Scleral lenses may have a pronounced effect on microbial growth in the conjunctiva, a study in Contact Lens & Anterior Eye suggests. The team of Turkish researchers also found a majority of patients who wore scleral lenses had no bacterial growth on their conjunctiva compared with non-lens wearers.

The investigation enrolled 26 scleral lens patients (10 males and 16 females) and 25 healthy controls (9 males and 16 females). The participants were approximately 40 years old, and patients in the scleral lens group wore their lenses for roughly 13 months.

The investigators obtained samples from the lower fornices of the patients’ eyes using sterile swabs and created bacterial cultures. After a one-to-two day incubation period, the researchers analyzed the growth of different colonies of bacteria.
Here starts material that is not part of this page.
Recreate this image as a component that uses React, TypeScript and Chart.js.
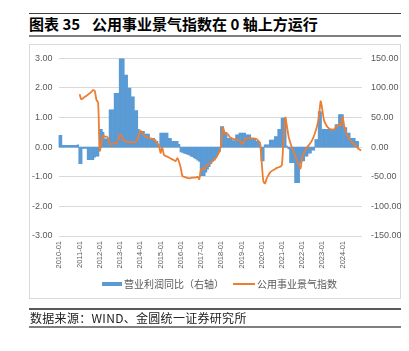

No bacterial growth was detected in 17 of the 26 eyes in the scleral lens group (65.4%) compared with only five of the 25 eyes in the control group (20%).

The researchers reported the most common microorganisms they observed in both groups were Staphylococcus epidermidis and Staphylococcus aureus.

Dogan C, Bahar Tokman H, Mergen B, et al. Effect of scleral lens use on conjunctival microbiota. Con Lens Anterior Eye. November 16, 2019. [Epub ahead of print].